## Provided data

+-------+

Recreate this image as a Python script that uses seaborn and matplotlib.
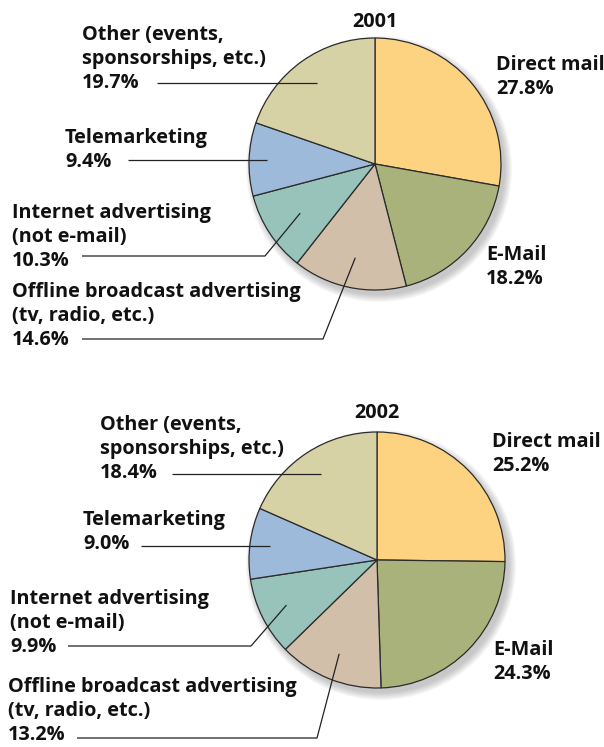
import numpy as np
import matplotlib.pyplot as plt
import seaborn as sns
from matplotlib.patches import Circle

# %%
categories = ['Direct mail', 'E-Mail', 'Offline broadcast advertising',
              'Internet advertising', 'Telemarketing', 'Other']
label_lines = {
    'Direct mail': ['Direct mail'],
    'E-Mail': ['E-Mail'],
    'Offline broadcast advertising': ['Offline broadcast advertising', '(tv, radio, etc.)'],
    'Internet advertising': ['Internet advertising', '(not e-mail)'],
    'Telemarketing': ['Telemarketing'],
    'Other': ['Other (events,', 'sponsorships, etc.)'],
}
years = ['2001', '2002']
share_2001 = [27.8, 18.2, 14.6, 10.3, 9.4, 19.7]
share_2002 = [25.2, 24.3, 13.2, 9.9, 9.0, 18.4]
colors = ['#FDD381', '#A9B27A', '#D1BFAA', '#97C3BA', '#9DBADB', '#D7D2A6']

# %%
sns.set_theme(style='white')
plt.rcParams['font.family'] = ['Open Sans', 'DejaVu Sans']
palette = sns.color_palette(colors)

W, H = 604, 747
fig = plt.figure(figsize=(W / 100, H / 100), dpi=100)
ax = fig.add_axes([0, 0, 1, 1])

# layout per pie (pixel coordinates, y down)
layouts = [
    dict(center=(375, 164), radius=126, title_y=22,
         text={'Direct mail': (496, 65), 'E-Mail': (486, 255),
               'Offline broadcast advertising': (12, 292),
               'Internet advertising': (12, 213),
               'Telemarketing': (65, 138), 'Other': (82, 35)},
         leader={'Offline broadcast advertising': (82, 339, 323, 0.76),
                 'Internet advertising': (82, 256, 265, 0.71),
                 'Telemarketing': (128, None, None, 0.86),
                 'Other': (157, None, None, 0.79)}),
    dict(center=(377, 560), radius=128, title_y=413,
         text={'Direct mail': (492, 442), 'E-Mail': (493, 650),
               'Offline broadcast advertising': (8, 687),
               'Internet advertising': (10, 599),
               'Telemarketing': (83, 520), 'Other': (100, 425)},
         leader={'Offline broadcast advertising': (77, 738, 317, 0.79),
                 'Internet advertising': (68, 646, 251, 0.79),
                 'Telemarketing': (141, None, None, 0.84),
                 'Other': (172, None, None, 0.80)}),
]

fs = 14.3
step = 24
for year, shares, lay in zip(years, [share_2001, share_2002], layouts):
    cx, cy = lay['center']
    r = lay['radius']
    # soft drop shadow
    for k in range(8):
        ax.add_patch(Circle((cx + 4, cy + 5), r + 7 - k, color='#6a6a6a',
                            alpha=0.05, lw=0, zorder=1))
    # y axis is inverted, so counterclockwise from -90 is clockwise from the top
    wedges, _ = ax.pie(shares, colors=palette, startangle=-90, counterclock=True,
                       center=(cx, cy), radius=r,
                       wedgeprops=dict(edgecolor='#2b2b2b', linewidth=0.9))
    for w in wedges:
        w.set_zorder(2)
    ax.text(cx, lay['title_y'], year, ha='center', va='center',
            fontsize=fs, fontweight='bold', color='#111111')

    for cat, val, w in zip(categories, shares, wedges):
        tx, ty = lay['text'][cat]
        lines = label_lines[cat] + [f'{val:.1f}%']
        for i, ln in enumerate(lines):
            ax.text(tx, ty + i * step, ln, ha='left', va='center',
                    fontsize=fs, fontweight='bold', color='#111111', zorder=5)
        if cat in lay['leader']:
            x0, ly, ex, frac = lay['leader'][cat]
            mid = np.deg2rad((w.theta1 + w.theta2) / 2)
            px, py = cx + frac * r * np.cos(mid), cy + frac * r * np.sin(mid)
            if ly is None:
                xs, ys = [x0, px], [py, py]
            else:
                xs, ys = [x0, ex, px], [ly, ly, py]
            ax.plot(xs, ys, color='#222222', lw=0.9, zorder=4,
                    solid_capstyle='butt')

ax.set_xlim(0, W)
ax.set_ylim(H, 0)
ax.set_aspect('equal')
ax.axis('off')
fig.savefig('out.png', dpi=100)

+-------+

## Your goal
Reproduce all of the data exactly, omitting each picture it holds.

## Complete output
Recreate this image as a Python script that uses seaborn and matplotlib.
import numpy as np
import matplotlib.pyplot as plt
import seaborn as sns
from matplotlib.patches import Circle

# %%
categories = ['Direct mail', 'E-Mail', 'Offline broadcast advertising',
              'Internet advertising', 'Telemarketing', 'Other']
label_lines = {
    'Direct mail': ['Direct mail'],
    'E-Mail': ['E-Mail'],
    'Offline broadcast advertising': ['Offline broadcast advertising', '(tv, radio, etc.)'],
    'Internet advertising': ['Internet advertising', '(not e-mail)'],
    'Telemarketing': ['Telemarketing'],
    'Other': ['Other (events,', 'sponsorships, etc.)'],
}
years = ['2001', '2002']
share_2001 = [27.8, 18.2, 14.6, 10.3, 9.4, 19.7]
share_2002 = [25.2, 24.3, 13.2, 9.9, 9.0, 18.4]
colors = ['#FDD381', '#A9B27A', '#D1BFAA', '#97C3BA', '#9DBADB', '#D7D2A6']

# %%
sns.set_theme(style='white')
plt.rcParams['font.family'] = ['Open Sans', 'DejaVu Sans']
palette = sns.color_palette(colors)

W, H = 604, 747
fig = plt.figure(figsize=(W / 100, H / 100), dpi=100)
ax = fig.add_axes([0, 0, 1, 1])

# layout per pie (pixel coordinates, y down)
layouts = [
    dict(center=(375, 164), radius=126, title_y=22,
         text={'Direct mail': (496, 65), 'E-Mail': (486, 255),
               'Offline broadcast advertising': (12, 292),
               'Internet advertising': (12, 213),
               'Telemarketing': (65, 138), 'Other': (82, 35)},
         leader={'Offline broadcast advertising': (82, 339, 323, 0.76),
                 'Internet advertising': (82, 256, 265, 0.71),
                 'Telemarketing': (128, None, None, 0.86),
                 'Other': (157, None, None, 0.79)}),
    dict(center=(377, 560), radius=128, title_y=413,
         text={'Direct mail': (492, 442), 'E-Mail': (493, 650),
               'Offline broadcast advertising': (8, 687),
               'Internet advertising': (10, 599),
               'Telemarketing': (83, 520), 'Other': (100, 425)},
         leader={'Offline broadcast advertising': (77, 738, 317, 0.79),
                 'Internet advertising': (68, 646, 251, 0.79),
                 'Telemarketing': (141, None, None, 0.84),
                 'Other': (172, None, None, 0.80)}),
]

fs = 14.3
step = 24
for year, shares, lay in zip(years, [share_2001, share_2002], layouts):
    cx, cy = lay['center']
    r = lay['radius']
    # soft drop shadow
    for k in range(8):
        ax.add_patch(Circle((cx + 4, cy + 5), r + 7 - k, color='#6a6a6a',
                            alpha=0.05, lw=0, zorder=1))
    # y axis is inverted, so counterclockwise from -90 is clockwise from the top
    wedges, _ = ax.pie(shares, colors=palette, startangle=-90, counterclock=True,
                       center=(cx, cy), radius=r,
                       wedgeprops=dict(edgecolor='#2b2b2b', linewidth=0.9))
    for w in wedges:
        w.set_zorder(2)
    ax.text(cx, lay['title_y'], year, ha='center', va='center',
            fontsize=fs, fontweight='bold', color='#111111')

    for cat, val, w in zip(categories, shares, wedges):
        tx, ty = lay['text'][cat]
        lines = label_lines[cat] + [f'{val:.1f}%']
        for i, ln in enumerate(lines):
            ax.text(tx, ty + i * step, ln, ha='left', va='center',
                    fontsize=fs, fontweight='bold', color='#111111', zorder=5)
        if cat in lay['leader']:
            x0, ly, ex, frac = lay['leader'][cat]
            mid = np.deg2rad((w.theta1 + w.theta2) / 2)
            px, py = cx + frac * r * np.cos(mid), cy + frac * r * np.sin(mid)
            if ly is None:
                xs, ys = [x0, px], [py, py]
            else:
                xs, ys = [x0, ex, px], [ly, ly, py]
            ax.plot(xs, ys, color='#222222', lw=0.9, zorder=4,
                    solid_capstyle='butt')

ax.set_xlim(0, W)
ax.set_ylim(H, 0)
ax.set_aspect('equal')
ax.axis('off')
fig.savefig('out.png', dpi=100)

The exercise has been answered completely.